Researchers from the University of California San Diego School of Medicine have shown that large language models (LLMs) like GPT-4 could assist in automating functional genomics research, which aims to understand the roles of genes and their interactions. One of the most commonly used methods in this field is gene set enrichment, which involves comparing experimentally identified gene sets to existing genomics databases to uncover their functions. However, many novel biological insights often lie outside the limitations of current databases. By leveraging artificial intelligence (AI) to evaluate gene sets, scientists can potentially save countless hours of meticulous work and move closer to automating one of the key techniques for deciphering how genes collaborate to impact biological processes.
In their analysis of five different LLMs, the researchers determined that GPT-4 performed the best, achieving a 73% accuracy rate in recognizing common functions of curated gene sets from a well-known genomics database.

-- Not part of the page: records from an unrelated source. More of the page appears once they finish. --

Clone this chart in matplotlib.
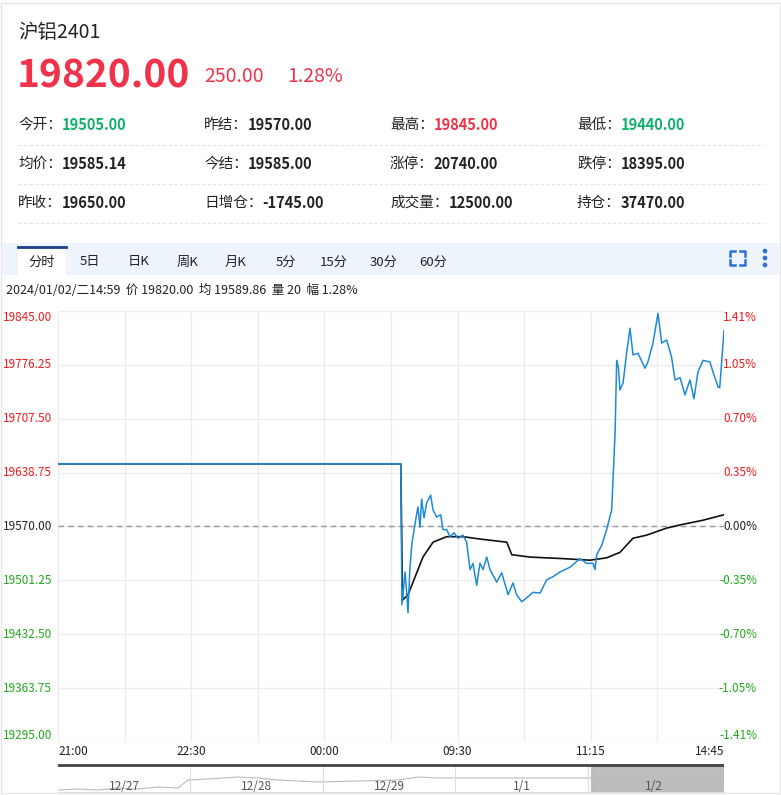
import matplotlib.pyplot as plt
import matplotlib.patches as mpatches
from matplotlib.lines import Line2D
from matplotlib.transforms import blended_transform_factory

plt.rcParams['font.family'] = ['Noto Sans CJK SC', 'DejaVu Sans']

W, H = 781, 795
RED = '#f0334a'
GREEN = '#10b06a'
AX_RED = '#f01c1c'
AX_GREEN = '#22a81c'
TXT = '#222222'

title = '沪铝2401'
last_price = '19820.00'
change = '250.00'
change_pct = '1.28%'
info_rows = [
    [('今开：', '19505.00', GREEN), ('昨结：', '19570.00', TXT), ('最高：', '19845.00', RED), ('最低：', '19440.00', GREEN)],
    [('均价：', '19585.14', TXT), ('今结：', '19585.00', TXT), ('涨停：', '20740.00', TXT), ('跌停：', '18395.00', TXT)],
    [('昨收：', '19650.00', TXT), ('日增仓：', '-1745.00', TXT), ('成交量：', '12500.00', TXT), ('持仓：', '37470.00', TXT)],
]
tabs = ['分时', '5日', '日K', '周K', '月K', '5分', '15分', '30分', '60分']
status = '2024/01/02/二14:59  价 19820.00  均 19589.86  量 20  幅 1.28%'

pre_close = 19570.0
y_ticks = [19845.00, 19776.25, 19707.50, 19638.75, 19570.00, 19501.25, 19432.50, 19363.75, 19295.00]
pct_labels = ['1.41%', '1.05%', '0.70%', '0.35%', '0.00%', '-0.35%', '-0.70%', '-1.05%', '-1.41%']
x_labels = ['21:00', '22:30', '00:00', '09:30', '11:15', '14:45']
x_label_pos = [0, 90, 180, 270, 360, 450]

# price line (minute index, price)
price_x = [0, 231.6, 232.4, 234.5, 235.6, 236.5, 237.8, 239.2, 241.9, 243.2, 244.6, 245.7, 247.3, 249.1,
           251.8, 253.4, 255.9, 258.6, 260.1, 262.6, 264.9, 267.6, 270.3, 273.6, 276.1, 278.4, 280.4,
           282.9, 285.1, 287.2, 289.7, 291.9, 296.4, 299.8, 304.1, 307.4, 309.9, 313.3, 316.7, 320.9,
           325.7, 330.2, 334.5, 339.2, 345.9, 352.7, 357.2, 361.5, 362.8, 364, 367.4, 370.7, 374.1,
           376.4, 377.5, 378.6, 379.7, 381.8, 384.3, 386.5, 388.5, 391.9, 396.6, 398.6, 402, 405.4,
           407.9, 411.3, 414.6, 416.9, 420.3, 423.6, 427, 429.7, 432.4, 435.8, 440.5, 442.6, 446,
           447.1, 450]
price_y = [19650, 19650, 19470, 19512, 19485, 19460, 19518, 19549, 19581, 19595, 19569, 19605, 19581, 19600,
           19610, 19591, 19582, 19585, 19566, 19566, 19557, 19562, 19555, 19559, 19550, 19515, 19523,
           19495, 19523, 19515, 19531, 19515, 19499, 19511, 19483, 19498, 19483, 19474, 19479, 19486,
           19485, 19502, 19506, 19512, 19518, 19529, 19523, 19523, 19515, 19534, 19546, 19566, 19591,
           19689, 19782, 19774, 19744, 19753, 19793, 19823, 19789, 19791, 19772, 19780, 19804, 19842,
           19804, 19808, 19786, 19757, 19760, 19738, 19757, 19733, 19767, 19782, 19780, 19767, 19748,
           19747, 19820]
avg_x = [0, 231.6, 232.8, 236.5, 242.4, 246.6, 253.4, 262.6, 273.6, 285.1, 303.2, 306.6, 318.9, 341.2,
         359.5, 370.7, 379.7, 388.5, 397.8, 411.3, 420.3, 435.8, 450]
avg_y = [19650, 19650, 19476, 19483, 19511, 19531, 19550, 19557, 19557, 19554, 19550, 19534, 19531, 19529,
         19527, 19530, 19537, 19555, 19559, 19568, 19572, 19578, 19585]

nav_dates = ['12/27', '12/28', '12/29', '1/1', '1/2']
nav_x = [0, 20, 40, 60, 80, 100, 120, 130, 150, 180, 200, 220, 260, 300, 340, 360, 380, 430, 460, 500, 540, 560, 580, 600, 610, 625, 640, 660]
nav_y = [2, 3, 2, 4, 3, 5, 4, 12, 13, 15, 14, 12, 10, 11, 12, 15, 14, 14, 14, 14, 14, 11, 12, 10, 15, 16, 14, 14]


def fx(px):
    return px / W


def fy(py):
    return 1 - py / H


fig = plt.figure(figsize=(W / 100, H / 100), dpi=100)
fig.patch.set_facecolor('white')
fig.add_artist(mpatches.Rectangle((fx(1), fy(793)), fx(779), 792 / H - 0.003, transform=fig.transFigure,
                                  fill=False, edgecolor='#e6e6e6', lw=1))

fig.text(fx(18), fy(33), title, fontsize=14, color=TXT, va='center')
fig.text(fx(17), fy(76), last_price, fontsize=28, color=RED, weight='bold', va='center')
fig.text(fx(204), fy(76), change, fontsize=14, color=RED, va='center')
fig.text(fx(287), fy(76), change_pct, fontsize=14, color=RED, va='center')

renderer = fig.canvas.get_renderer()
col_x = [18, 204, 390, 577]
for r, row in enumerate(info_rows):
    yy = 125 + r * 39
    for c, (lab, val, col) in enumerate(row):
        t = fig.text(fx(col_x[c]), fy(yy), lab, fontsize=10.5, color=TXT, va='center')
        bb = t.get_window_extent(renderer=renderer)
        fig.text(bb.x1 / W, fy(yy), val, fontsize=10.5, color=col, weight='bold', va='center')
    fig.add_artist(Line2D([fx(18), fx(764)], [fy(yy + 20)] * 2, transform=fig.transFigure,
                          color='#e3e3e3', lw=0.8, ls=(0, (3, 2))))

# tab bar
fig.add_artist(mpatches.Rectangle((fx(2), fy(275)), fx(777), 32 / H, transform=fig.transFigure,
                                  facecolor='#eef4fc', edgecolor='none'))
fig.add_artist(mpatches.Rectangle((fx(18), fy(275)), fx(48), 28 / H, transform=fig.transFigure,
                                  facecolor='white', edgecolor='none'))
fig.add_artist(Line2D([fx(18), fx(66)], [fy(247)] * 2, transform=fig.transFigure, color='#1a3f8a', lw=2))
tab_x = [42, 90, 139, 188, 236, 286, 334, 384, 433]
for tx, tname in zip(tab_x, tabs):
    fig.text(fx(tx), fy(262), tname, fontsize=9.5, color=TXT, ha='center', va='center')
# fullscreen icon corners
blue = '#2a6fd6'
for cx, cy, dx, dy in [(730, 251, 1, 1), (745, 251, -1, 1), (730, 265, 1, -1), (745, 265, -1, -1)]:
    fig.add_artist(Line2D([fx(cx + 5 * dx), fx(cx), fx(cx)], [fy(cy), fy(cy), fy(cy + 5 * dy)],
                          transform=fig.transFigure, color=blue, lw=1.8))
for dy in [251, 258, 265]:
    fig.add_artist(mpatches.Circle((fx(765), fy(dy)), 1.6 / W, transform=fig.transFigure, color=blue))
fig.text(fx(6), fy(290), status, fontsize=9, color=TXT, va='center')

# main chart
ax = fig.add_axes([fx(58), fy(742), fx(666), 431 / H])
ax.set_xlim(0, 450)
ax.set_ylim(y_ticks[-1], y_ticks[0])
for gx in range(0, 451, 45):
    ax.axvline(gx, color='#ececec', lw=1, zorder=0)
for gy in y_ticks:
    ax.axhline(gy, color='#ececec', lw=1, zorder=0)
ax.axhline(pre_close, color='#999999', lw=1, ls=(0, (4, 3)), zorder=1)
ax.plot(avg_x, avg_y, color='#111111', lw=1.2, zorder=2)
ax.plot(price_x, price_y, color='#1e8ad6', lw=1.1, zorder=3)
for s in ax.spines.values():
    s.set_visible(False)
ax.set_xticks([])
ax.set_yticks([])
lab_tr = blended_transform_factory(fig.transFigure, ax.transData)
for i, (v, p) in enumerate(zip(y_ticks, pct_labels)):
    col = AX_RED if v > pre_close else (AX_GREEN if v < pre_close else TXT)
    va = 'top' if i == 0 else ('bottom' if i == len(y_ticks) - 1 else 'center')
    fig.text(fx(3), v, f'{v:.2f}', fontsize=8.5, color=col, va=va, ha='left', transform=lab_tr)
    fig.text(fx(757), v, p, fontsize=8.5, color=col, va=va, ha='right', transform=lab_tr)
for xl, xp in zip(x_labels, x_label_pos):
    ha = 'left' if xp == 0 else ('right' if xp == 450 else 'center')
    ax.text(xp, y_ticks[-1] - 4, xl, fontsize=8.5, color=TXT, ha=ha, va='top', clip_on=False)

# navigator
nav = fig.add_axes([fx(58), fy(792), fx(666), 28 / H])
nav.set_xlim(0, 666)
nav.set_ylim(0, 28)
nav.plot(nav_x, nav_y, color='#bbbbbb', lw=0.8)
for xs in [132, 265, 397, 530]:
    nav.axvline(xs, color='#dddddd', lw=0.8)
for i, d in enumerate(nav_dates):
    nav.text(66 + i * 132.5, 6, d, fontsize=8.5, color='#555555', ha='center', va='center')
nav.add_patch(mpatches.Rectangle((533, 0), 133, 28, facecolor='#888888', alpha=0.55, edgecolor='#aaaaaa'))
nav.axhline(27.3, color='#444444', lw=2)
nav.set_xticks([])
nav.set_yticks([])
for s in ['top', 'left', 'right']:
    nav.spines[s].set_visible(False)
nav.spines['bottom'].set_color('#dddddd')

fig.savefig('out.png', dpi=100)
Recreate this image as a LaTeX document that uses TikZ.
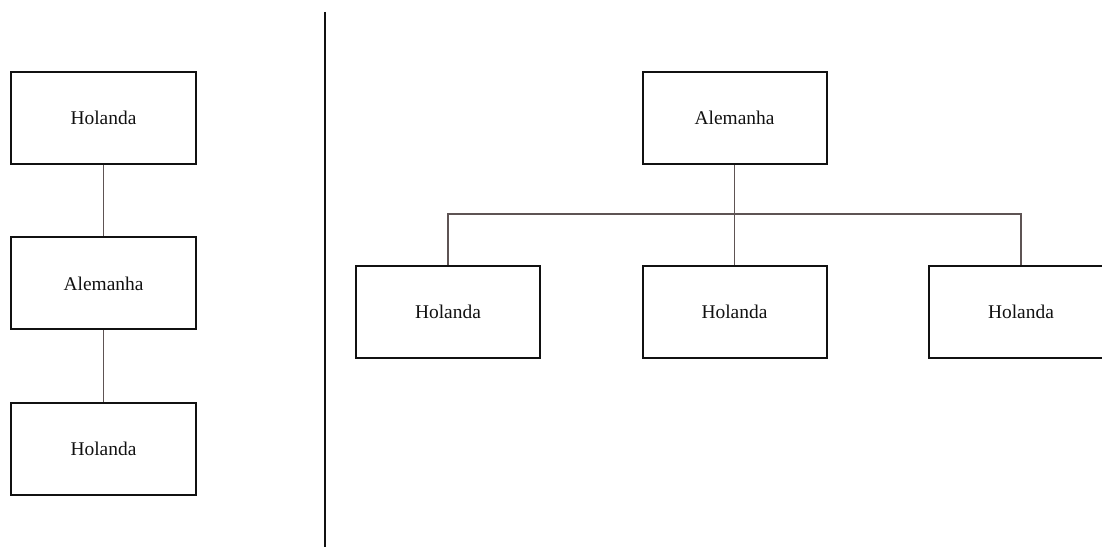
\documentclass[tikz,border=0pt]{standalone}
\usepackage{fontspec}
\setmainfont{Liberation Serif}
\usepackage{tikz}
\usetikzlibrary{positioning}
\definecolor{blk}{HTML}{111111}
\definecolor{wire}{HTML}{5E5454}
\tikzset{
  box/.style={draw=blk, line width=2bp, minimum width=184bp, minimum height=92bp,
              inner sep=0pt, align=center, font=\fontsize{19.5}{23}\selectfont, text=blk},
  link/.style={draw=wire, line width=1.3bp},
  divider/.style={draw=blk, line width=2bp},
}
\begin{document}
\begin{tikzpicture}[x=1bp, y=1bp, node distance=71.5bp and 100.5bp]
  \clip (0,0) rectangle (1102,547);
  \useasboundingbox (0,0) rectangle (1102,547);
  % chain on the left
  \node[box] (hol1) at (103.5,429) {Holanda};
  \node[box, below=of hol1] (ale1) {Alemanha};
  \node[box, below=of ale1] (hol2) {Holanda};
  \draw[link] (hol1) -- (ale1);
  \draw[link] (ale1) -- (hol2);
  % separator
  \coordinate (divtop) at (325,535);
  \coordinate (divbot) at (325,0);
  \draw[divider] (divtop) -- (divbot);
  % tree on the right
  \node[box] (ale2) at (734.5,429) {Alemanha};
  \node[box] (holB) at (734.5,235) {Holanda};
  \node[box, left=of holB] (holA) {Holanda};
  \node[box, right=of holB] (holC) {Holanda};
  \draw[link] (ale2) -- (holB);
  \draw[link] (holA.north) -- ++(0,51bp) -| (holC.north);
\end{tikzpicture}
\end{document}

Notably, when tasked with analyzing random gene sets, GPT-4 declined to assign labels in 87% of cases, showcasing its ability to assess gene sets while minimizing inaccurate information. Additionally, GPT-4 provided comprehensive explanations to justify its naming decisions.
Although more research is necessary to fully harness the capabilities of LLMs for automating functional genomics, this study underscores the importance of ongoing investment in LLM development and their uses in genomics and precision medicine. To facilitate this, the researchers established a web portal aimed at helping other scientists integrate LLMs into their functional genomics projects. More broadly, these findings illustrate the potential of AI to transform scientific research by amalgamating complex information to produce new, testable hypotheses much more rapidly.
The study, published in Nature Methods, was directed by Trey Ideker, Ph.D., a professor at UC San Diego School of Medicine and UC San Diego Jacobs School of Engineering, along with Dexter Pratt, Ph.D., a software architect in Ideker’s team, and Clara Hu, a doctoral candidate in biomedical sciences within Ideker’s group. The research received partial funding from the National Institutes of Health.